→ **WHAT IS BEING ASKED**
Write the lines out again, from the top of the material to the line containing "const plusTicks = [0, 500, 1000, 1500, 2000, 2500];", pictures excluded.

→ **SOURCE MATERIAL**
____
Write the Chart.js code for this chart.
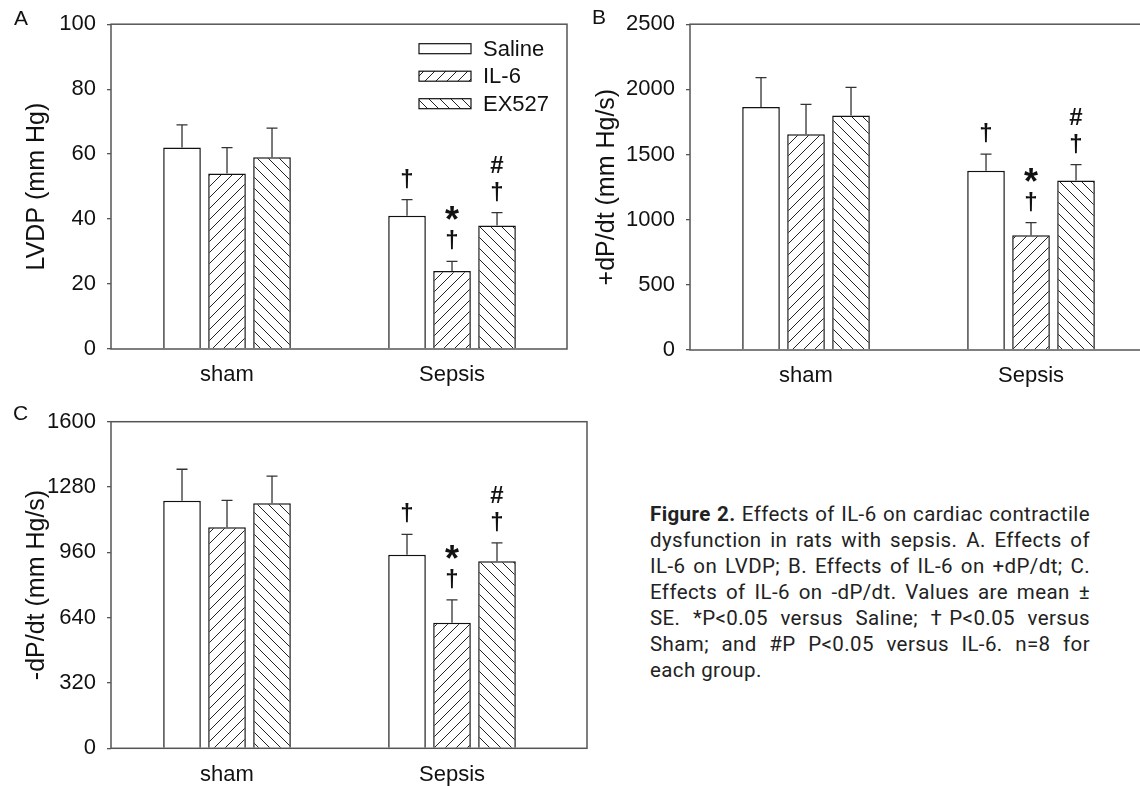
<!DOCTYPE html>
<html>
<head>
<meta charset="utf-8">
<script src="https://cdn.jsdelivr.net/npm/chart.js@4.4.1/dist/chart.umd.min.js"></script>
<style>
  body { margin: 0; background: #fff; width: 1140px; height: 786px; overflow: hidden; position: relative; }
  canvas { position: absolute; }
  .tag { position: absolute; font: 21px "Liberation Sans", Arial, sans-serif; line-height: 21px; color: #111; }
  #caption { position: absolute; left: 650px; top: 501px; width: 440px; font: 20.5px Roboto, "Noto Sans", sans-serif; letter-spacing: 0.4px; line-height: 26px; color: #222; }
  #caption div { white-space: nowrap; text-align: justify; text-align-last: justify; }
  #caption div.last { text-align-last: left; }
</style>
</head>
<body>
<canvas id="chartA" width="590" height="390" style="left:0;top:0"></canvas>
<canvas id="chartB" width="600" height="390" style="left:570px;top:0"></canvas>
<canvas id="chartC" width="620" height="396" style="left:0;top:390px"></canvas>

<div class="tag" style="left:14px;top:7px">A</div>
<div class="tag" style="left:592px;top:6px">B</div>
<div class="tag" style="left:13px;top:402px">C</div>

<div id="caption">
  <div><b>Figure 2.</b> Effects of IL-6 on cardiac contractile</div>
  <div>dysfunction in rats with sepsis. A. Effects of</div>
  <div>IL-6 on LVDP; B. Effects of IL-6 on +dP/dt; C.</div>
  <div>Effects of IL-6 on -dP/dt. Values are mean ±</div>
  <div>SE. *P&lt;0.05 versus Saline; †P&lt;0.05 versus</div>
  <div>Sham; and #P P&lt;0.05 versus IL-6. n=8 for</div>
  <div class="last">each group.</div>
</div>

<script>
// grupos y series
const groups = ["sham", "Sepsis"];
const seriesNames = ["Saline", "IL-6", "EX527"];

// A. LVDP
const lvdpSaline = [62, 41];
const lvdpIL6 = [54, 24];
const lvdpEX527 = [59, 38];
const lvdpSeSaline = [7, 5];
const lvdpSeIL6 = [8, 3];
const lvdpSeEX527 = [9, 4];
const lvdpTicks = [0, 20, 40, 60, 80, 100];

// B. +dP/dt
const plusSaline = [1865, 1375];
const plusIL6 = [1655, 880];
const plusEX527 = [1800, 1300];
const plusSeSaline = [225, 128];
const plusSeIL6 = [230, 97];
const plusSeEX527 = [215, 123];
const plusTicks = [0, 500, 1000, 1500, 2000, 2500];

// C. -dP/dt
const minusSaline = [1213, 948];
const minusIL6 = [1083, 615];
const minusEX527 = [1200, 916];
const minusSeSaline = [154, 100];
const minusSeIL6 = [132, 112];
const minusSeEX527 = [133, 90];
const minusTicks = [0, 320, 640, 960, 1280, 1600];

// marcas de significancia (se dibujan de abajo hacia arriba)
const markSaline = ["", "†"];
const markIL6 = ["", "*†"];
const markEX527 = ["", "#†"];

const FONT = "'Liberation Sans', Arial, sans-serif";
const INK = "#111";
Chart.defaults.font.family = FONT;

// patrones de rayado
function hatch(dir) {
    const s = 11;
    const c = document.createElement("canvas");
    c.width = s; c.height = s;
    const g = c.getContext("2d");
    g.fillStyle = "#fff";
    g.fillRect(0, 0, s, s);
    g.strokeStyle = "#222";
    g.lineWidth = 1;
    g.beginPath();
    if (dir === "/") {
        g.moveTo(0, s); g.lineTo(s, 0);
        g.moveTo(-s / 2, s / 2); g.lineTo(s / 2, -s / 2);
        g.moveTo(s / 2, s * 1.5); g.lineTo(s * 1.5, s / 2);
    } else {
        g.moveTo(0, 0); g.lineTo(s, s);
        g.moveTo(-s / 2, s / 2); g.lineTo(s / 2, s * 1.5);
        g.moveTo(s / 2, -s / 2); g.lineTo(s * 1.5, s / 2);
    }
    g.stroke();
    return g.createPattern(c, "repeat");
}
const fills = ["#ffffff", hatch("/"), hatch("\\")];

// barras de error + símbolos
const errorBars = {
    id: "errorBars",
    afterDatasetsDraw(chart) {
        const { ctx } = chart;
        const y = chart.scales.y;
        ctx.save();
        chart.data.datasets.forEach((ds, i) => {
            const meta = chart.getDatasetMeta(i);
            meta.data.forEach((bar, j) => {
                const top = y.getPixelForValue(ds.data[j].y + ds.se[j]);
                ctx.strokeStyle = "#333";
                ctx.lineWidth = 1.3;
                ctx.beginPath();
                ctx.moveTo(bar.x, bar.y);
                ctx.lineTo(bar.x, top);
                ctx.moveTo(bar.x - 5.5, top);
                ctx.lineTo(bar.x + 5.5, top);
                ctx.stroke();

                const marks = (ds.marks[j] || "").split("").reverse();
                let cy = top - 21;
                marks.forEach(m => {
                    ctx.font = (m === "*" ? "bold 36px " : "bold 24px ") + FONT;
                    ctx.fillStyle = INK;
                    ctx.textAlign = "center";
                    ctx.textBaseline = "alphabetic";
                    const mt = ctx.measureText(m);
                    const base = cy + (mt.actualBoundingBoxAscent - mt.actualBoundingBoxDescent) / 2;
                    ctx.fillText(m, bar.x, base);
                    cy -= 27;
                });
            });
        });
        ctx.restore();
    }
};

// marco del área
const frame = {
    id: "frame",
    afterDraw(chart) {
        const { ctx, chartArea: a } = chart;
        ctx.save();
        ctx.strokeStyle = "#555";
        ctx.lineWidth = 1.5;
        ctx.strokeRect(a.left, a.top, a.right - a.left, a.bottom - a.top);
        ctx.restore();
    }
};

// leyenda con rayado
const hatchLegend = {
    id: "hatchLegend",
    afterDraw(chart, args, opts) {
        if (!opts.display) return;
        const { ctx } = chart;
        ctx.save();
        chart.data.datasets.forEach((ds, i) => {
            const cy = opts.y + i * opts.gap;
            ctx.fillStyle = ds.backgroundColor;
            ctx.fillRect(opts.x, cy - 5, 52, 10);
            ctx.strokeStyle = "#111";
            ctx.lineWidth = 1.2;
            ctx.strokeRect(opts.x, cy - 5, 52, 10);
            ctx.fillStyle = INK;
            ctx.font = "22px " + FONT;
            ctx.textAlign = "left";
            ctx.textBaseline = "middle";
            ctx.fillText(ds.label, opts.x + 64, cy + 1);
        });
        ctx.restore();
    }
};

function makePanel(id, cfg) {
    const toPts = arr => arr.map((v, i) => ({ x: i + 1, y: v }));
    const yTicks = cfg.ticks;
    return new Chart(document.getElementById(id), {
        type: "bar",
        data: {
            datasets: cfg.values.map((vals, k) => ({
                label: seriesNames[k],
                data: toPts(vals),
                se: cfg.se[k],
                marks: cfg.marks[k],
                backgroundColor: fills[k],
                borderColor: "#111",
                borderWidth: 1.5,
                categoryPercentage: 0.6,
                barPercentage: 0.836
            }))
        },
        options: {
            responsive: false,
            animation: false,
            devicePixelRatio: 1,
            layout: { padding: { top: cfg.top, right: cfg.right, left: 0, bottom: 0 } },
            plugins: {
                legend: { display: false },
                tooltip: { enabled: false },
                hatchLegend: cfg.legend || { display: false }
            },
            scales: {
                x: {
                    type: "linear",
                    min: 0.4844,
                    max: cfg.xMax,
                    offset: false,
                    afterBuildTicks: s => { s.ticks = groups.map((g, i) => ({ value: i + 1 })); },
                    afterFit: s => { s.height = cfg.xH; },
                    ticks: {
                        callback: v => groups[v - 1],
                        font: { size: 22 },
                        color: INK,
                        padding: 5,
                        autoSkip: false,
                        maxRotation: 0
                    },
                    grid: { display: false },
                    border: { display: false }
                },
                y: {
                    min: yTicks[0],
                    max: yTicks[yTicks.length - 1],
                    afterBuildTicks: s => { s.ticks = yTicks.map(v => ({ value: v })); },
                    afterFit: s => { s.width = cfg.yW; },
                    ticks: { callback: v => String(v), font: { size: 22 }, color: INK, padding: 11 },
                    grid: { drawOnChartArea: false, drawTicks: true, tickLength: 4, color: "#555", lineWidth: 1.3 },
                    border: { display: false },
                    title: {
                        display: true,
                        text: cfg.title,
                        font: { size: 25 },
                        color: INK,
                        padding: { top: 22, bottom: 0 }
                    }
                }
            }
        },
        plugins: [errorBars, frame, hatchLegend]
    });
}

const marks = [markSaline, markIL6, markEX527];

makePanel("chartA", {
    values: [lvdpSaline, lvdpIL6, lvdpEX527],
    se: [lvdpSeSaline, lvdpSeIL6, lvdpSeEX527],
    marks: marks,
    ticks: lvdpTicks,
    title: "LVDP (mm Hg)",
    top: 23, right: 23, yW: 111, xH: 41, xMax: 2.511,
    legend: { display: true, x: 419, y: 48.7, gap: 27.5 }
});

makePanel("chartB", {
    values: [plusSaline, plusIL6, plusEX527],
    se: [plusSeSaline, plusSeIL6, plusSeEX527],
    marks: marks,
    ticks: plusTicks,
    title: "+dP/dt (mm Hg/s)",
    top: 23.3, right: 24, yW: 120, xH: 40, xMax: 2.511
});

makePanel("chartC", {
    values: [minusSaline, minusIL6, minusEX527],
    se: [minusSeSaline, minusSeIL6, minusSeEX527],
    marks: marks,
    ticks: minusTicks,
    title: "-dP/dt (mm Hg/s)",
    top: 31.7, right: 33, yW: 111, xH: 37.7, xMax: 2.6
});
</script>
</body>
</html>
____
→ **EXERCISE OUTPUT**
Write the Chart.js code for this chart.
<!DOCTYPE html>
<html>
<head>
<meta charset="utf-8">
<script src="https://cdn.jsdelivr.net/npm/chart.js@4.4.1/dist/chart.umd.min.js"></script>
<style>
  body { margin: 0; background: #fff; width: 1140px; height: 786px; overflow: hidden; position: relative; }
  canvas { position: absolute; }
  .tag { position: absolute; font: 21px "Liberation Sans", Arial, sans-serif; line-height: 21px; color: #111; }
  #caption { position: absolute; left: 650px; top: 501px; width: 440px; font: 20.5px Roboto, "Noto Sans", sans-serif; letter-spacing: 0.4px; line-height: 26px; color: #222; }
  #caption div { white-space: nowrap; text-align: justify; text-align-last: justify; }
  #caption div.last { text-align-last: left; }
</style>
</head>
<body>
<canvas id="chartA" width="590" height="390" style="left:0;top:0"></canvas>
<canvas id="chartB" width="600" height="390" style="left:570px;top:0"></canvas>
<canvas id="chartC" width="620" height="396" style="left:0;top:390px"></canvas>

<div class="tag" style="left:14px;top:7px">A</div>
<div class="tag" style="left:592px;top:6px">B</div>
<div class="tag" style="left:13px;top:402px">C</div>

<div id="caption">
  <div><b>Figure 2.</b> Effects of IL-6 on cardiac contractile</div>
  <div>dysfunction in rats with sepsis. A. Effects of</div>
  <div>IL-6 on LVDP; B. Effects of IL-6 on +dP/dt; C.</div>
  <div>Effects of IL-6 on -dP/dt. Values are mean ±</div>
  <div>SE. *P&lt;0.05 versus Saline; †P&lt;0.05 versus</div>
  <div>Sham; and #P P&lt;0.05 versus IL-6. n=8 for</div>
  <div class="last">each group.</div>
</div>

<script>
// grupos y series
const groups = ["sham", "Sepsis"];
const seriesNames = ["Saline", "IL-6", "EX527"];

// A. LVDP
const lvdpSaline = [62, 41];
const lvdpIL6 = [54, 24];
const lvdpEX527 = [59, 38];
const lvdpSeSaline = [7, 5];
const lvdpSeIL6 = [8, 3];
const lvdpSeEX527 = [9, 4];
const lvdpTicks = [0, 20, 40, 60, 80, 100];

// B. +dP/dt
const plusSaline = [1865, 1375];
const plusIL6 = [1655, 880];
const plusEX527 = [1800, 1300];
const plusSeSaline = [225, 128];
const plusSeIL6 = [230, 97];
const plusSeEX527 = [215, 123];
const plusTicks = [0, 500, 1000, 1500, 2000, 2500];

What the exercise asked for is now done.